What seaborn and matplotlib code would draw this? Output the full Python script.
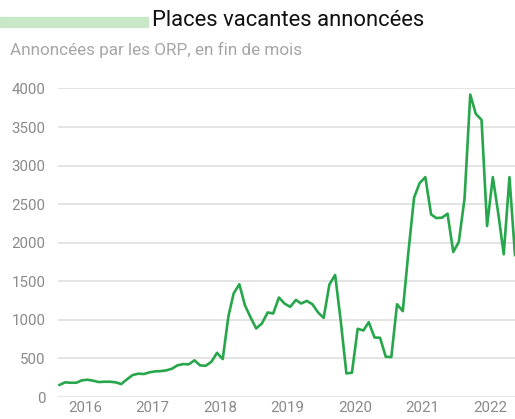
import pandas as pd
import matplotlib.pyplot as plt
import seaborn as sns

# monthly values, Aug 2015 - May 2022
start_month = "2015-08-01"
vacancies = [
    155, 190, 185, 185, 216,
    224, 211, 194, 198, 198, 190, 168, 229, 285, 302, 298, 320,
    332, 336, 345, 366, 410, 427, 423, 475, 410, 405, 457, 573,
    492, 1048, 1342, 1462, 1190, 1031, 889, 954, 1096, 1083, 1290, 1212,
    1169, 1259, 1212, 1246, 1203, 1096, 1026, 1458, 1583, 996, 306, 315,
    884, 863, 970, 772, 768, 522, 518, 1203, 1113, 1870, 2584, 2773,
    2851, 2368, 2320, 2325, 2377, 1880, 2010, 2571, 3921, 3671, 3593, 2217,
    2851, 2355, 1850, 2851, 1837,
]
years = [2016, 2017, 2018, 2019, 2020, 2021, 2022]
y_ticks = [0, 500, 1000, 1500, 2000, 2500, 3000, 3500, 4000]

dates = pd.date_range(start_month, periods=len(vacancies), freq="MS") + pd.Timedelta(days=14)
df = pd.DataFrame({"date": dates, "value": vacancies})

sns.set_style("white")
plt.rcParams["font.family"] = ["Roboto", "DejaVu Sans"]

fig = plt.figure(figsize=(5.15, 4.19), dpi=100)
ax = fig.add_axes([0.1126, 0.0525, 0.8874, 0.7363])

sns.lineplot(data=df, x="date", y="value", ax=ax, color="#28a64b", linewidth=1.9)

ax.set_ylim(0, 4000)
ax.set_yticks(y_ticks)
ax.set_xlim(dates[0] - pd.Timedelta(days=7), dates[-1])
ax.set_xticks([pd.Timestamp(f"{y}-01-01") for y in years])
ax.set_xticklabels([str(y) for y in years])
ax.set_xlabel("")
ax.set_ylabel("")
ax.grid(axis="y", color="#dcdcdc", linewidth=1.1)
ax.grid(axis="x", visible=False)
ax.set_axisbelow(True)
for s in ax.spines.values():
    s.set_visible(False)
ax.tick_params(axis="both", length=0, labelsize=10.8, labelcolor="#8a8a8a")
ax.tick_params(axis="y", pad=9)
ax.tick_params(axis="x", pad=3)

# title with green bar
fig.patches.append(plt.Rectangle((0, 1 - 27.5 / 419), 148 / 515, 10 / 419,
                                 transform=fig.transFigure, color="#c8e8c8", zorder=0))
fig.text(152 / 515, 1 - 20 / 419, "Places vacantes annoncées", fontsize=15.8,
         color="#111111", va="center", ha="left")
fig.text(10 / 515, 1 - 50 / 419, "Annoncées par les ORP, en fin de mois", fontsize=12.3,
         color="#a6a6a6", va="center", ha="left")

fig.savefig("out.png", dpi=100)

• [TASK]: Quote, please, every line of the material above from its start through the line that has "import seaborn as sns", reproducing the words exactly and dropping any images.

• [REPLY TO THE TASK]:
What seaborn and matplotlib code would draw this? Output the full Python script.
import pandas as pd
import matplotlib.pyplot as plt
import seaborn as sns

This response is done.